SHORT TASK:
Reproduce every line in the listing that contains the word "matplotlib".
### SOURCE EXCERPT
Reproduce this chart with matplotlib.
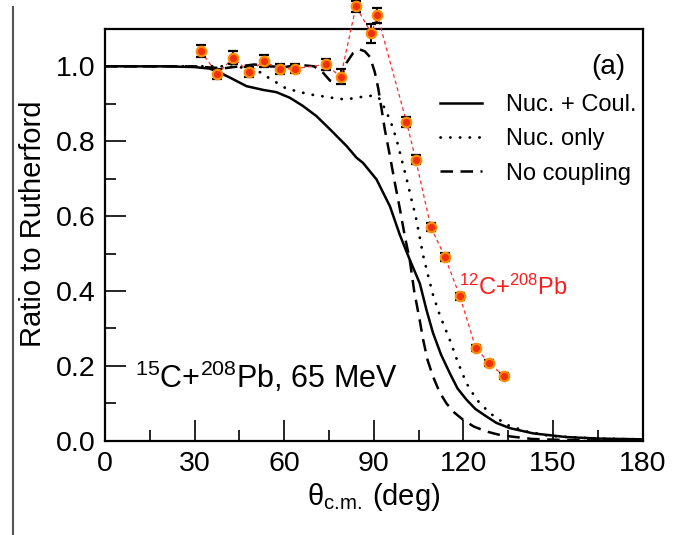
import matplotlib

matplotlib.use("Agg")

import matplotlib.pyplot as plt
from matplotlib.lines import Line2D
from matplotlib.ticker import MultipleLocator, FormatStrFormatter

plt.rcParams["font.family"] = ["Liberation Sans", "DejaVu Sans"]
plt.rcParams["mathtext.fontset"] = "custom"
plt.rcParams["mathtext.rm"] = "Liberation Sans"
plt.rcParams["mathtext.it"] = "Liberation Sans:italic"
plt.rcParams["mathtext.bf"] = "Liberation Sans:bold"

# Calculations: ratio to Rutherford vs. c.m. angle
theta_nc = [0, 10, 20, 30, 35, 38.5, 41.8, 47.4, 53, 57.4, 61.9, 66.3, 70.8, 75.3,
            80.9, 84.2, 86.4, 90.9, 95.4, 98.7, 102, 105.4, 107.6, 109.8, 112.5,
            115.4, 118, 121, 124, 127.7, 131, 135.5, 143.3, 154.5, 165.6, 180]
ratio_nc = [1.0, 1.0, 1.0, 0.998, 0.994, 0.983, 0.970, 0.947, 0.937, 0.931, 0.916,
            0.894, 0.867, 0.832, 0.787, 0.756, 0.742, 0.698, 0.626, 0.55, 0.484,
            0.42, 0.35, 0.288, 0.23, 0.181, 0.14, 0.11, 0.085, 0.065, 0.048, 0.034,
            0.02, 0.01, 0.006, 0.004]

theta_n = [0, 30, 40, 45, 48, 52.4, 55.2, 58, 60.8, 64.1, 67.5, 70.8, 73.9, 77.5,
           80.3, 83.6, 87, 90.3, 92.5, 93.7, 95.4, 97.6, 99.3, 100.9, 102.6, 104,
           105.2, 106.5, 108.2, 109.8, 112.1, 115.4, 118.2, 121, 124.4, 128.8,
           134.4, 141.1, 148.9, 165, 180]
ratio_n = [1.0, 1.0, 1.0, 0.998, 0.994, 0.983, 0.967, 0.954, 0.940, 0.934, 0.927,
           0.922, 0.919, 0.914, 0.912, 0.915, 0.92, 0.922, 0.91, 0.885, 0.858,
           0.805, 0.751, 0.702, 0.644, 0.6, 0.55, 0.495, 0.44, 0.39, 0.335, 0.27,
           0.208, 0.154, 0.11, 0.074, 0.043, 0.025, 0.013, 0.006, 0.004]

theta_0 = [0, 30, 35, 40, 45, 50, 55, 60, 65, 70, 73, 75.3, 77.5, 79, 80.9, 83,
           85.3, 87, 88.7, 90.3, 91.5, 92.6, 93.7, 95.4, 97, 98.7, 100.4, 102,
           103.5, 105.4, 106.5, 108, 109.8, 112, 114.3, 117, 119.9, 123.5, 127.7,
           131.5, 135.5, 143, 155, 180]
ratio_0 = [1.0, 1.0, 0.997, 0.995, 1.0, 1.005, 1.0, 0.998, 1.004, 1.0, 0.983,
           0.962, 0.957, 0.97, 1.01, 1.035, 1.045, 1.04, 1.025, 0.985, 0.94, 0.885,
           0.83, 0.76, 0.69, 0.62, 0.545, 0.484, 0.4, 0.32, 0.27, 0.215, 0.172,
           0.13, 0.10, 0.075, 0.056, 0.038, 0.025, 0.017, 0.012, 0.005, 0.002, 0.0]

# 12C+208Pb measurement
theta_exp = [32.1, 37.6, 42.9, 48.2, 53.2, 58.5, 63.6, 73.9, 78.9, 84.0, 89.2,
             91.2, 100.9, 104.0, 109.1, 113.8, 118.8, 124.1, 128.6, 133.6]
ratio_exp = [1.041, 0.979, 1.023, 0.985, 1.014, 0.992, 0.994, 1.005, 0.972, 1.160,
             1.088, 1.136, 0.852, 0.751, 0.570, 0.491, 0.386, 0.248, 0.208, 0.172]
err_exp = [0.017, 0.013, 0.018, 0.014, 0.017, 0.013, 0.013, 0.015, 0.02, 0.015,
           0.025, 0.02, 0.013, 0.013, 0.011, 0.011, 0.01, 0.009, 0.009, 0.008]

fig = plt.figure(figsize=(6.73, 5.35), dpi=100)
ax = fig.add_axes([0.156, 0.176, 0.799, 0.770])

ax.plot(theta_nc, ratio_nc, color="black", lw=1.8, label="Nuc. + Coul.")
ax.plot(theta_n, ratio_n, color="black", lw=2.0, linestyle=(0, (0.1, 3.4)),
        dash_capstyle="round", label="Nuc. only")
ax.plot(theta_0, ratio_0, color="black", lw=1.8, linestyle=(0, (5, 3)),
        label="No coupling")

ax.plot(theta_exp, ratio_exp, color="#ff2a2a", lw=0.9, linestyle=(0, (3, 2.5)),
        clip_on=False, zorder=4)
ax.errorbar(theta_exp, ratio_exp, yerr=err_exp, fmt="none", ecolor="black",
            elinewidth=1.4, capsize=3.3, capthick=1.6, clip_on=False, zorder=5)
ax.plot(theta_exp, ratio_exp, "o", ms=6.8, mfc="#f0300c", mec="#ff8c00",
        mew=1.6, clip_on=False, zorder=6)

ax.set_xlim(0, 180)
ax.set_ylim(0, 1.10)
ax.xaxis.set_major_locator(MultipleLocator(30))
ax.xaxis.set_minor_locator(MultipleLocator(15))
ax.yaxis.set_major_locator(MultipleLocator(0.2))
ax.yaxis.set_minor_locator(MultipleLocator(0.1))
ax.yaxis.set_major_formatter(FormatStrFormatter("%.1f"))
ax.tick_params(which="both", direction="in", top=False, right=False,
               width=1.2, colors="black", labelsize=20.5)
ax.tick_params(which="major", length=15, pad=7)
ax.tick_params(which="minor", length=8)
for s in ax.spines.values():
    s.set_linewidth(1.6)

ax.set_xlabel(r"θ$_{\mathrm{c.\!m.\!}}$ (deg)", fontsize=21, labelpad=3)
ax.set_ylabel("Ratio to Rutherford", fontsize=21)
ax.yaxis.set_label_coords(-0.108, 0.527)

ax.legend(loc="upper left", bbox_to_anchor=(0.623, 0.842), frameon=False,
          fontsize=17, handlelength=1.8, handletextpad=1.0, labelspacing=0.52,
          borderpad=0, borderaxespad=0)

ax.text(0.967, 0.908, "(a)", transform=ax.transAxes, fontsize=20,
        ha="right", va="center")
ax.text(0.056, 0.129, "$^{15}$C+$^{208}$Pb, 65 MeV", transform=ax.transAxes,
        fontsize=22, ha="left", va="baseline")
ax.text(0.658, 0.354, "$^{12}$C+$^{208}$Pb", transform=ax.transAxes,
        fontsize=17, color="#ff1a1a", ha="left", va="baseline")

# page edge on the left
fig.add_artist(Line2D([0.02, 0.02], [0.0, 0.987], color="#555555", lw=1.5))

fig.savefig("out.png", dpi=100)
######
SOLUTION TO THIS TASK:
Reproduce this chart with matplotlib.
import matplotlib
matplotlib.use("Agg")
import matplotlib.pyplot as plt
from matplotlib.lines import Line2D
from matplotlib.ticker import MultipleLocator, FormatStrFormatter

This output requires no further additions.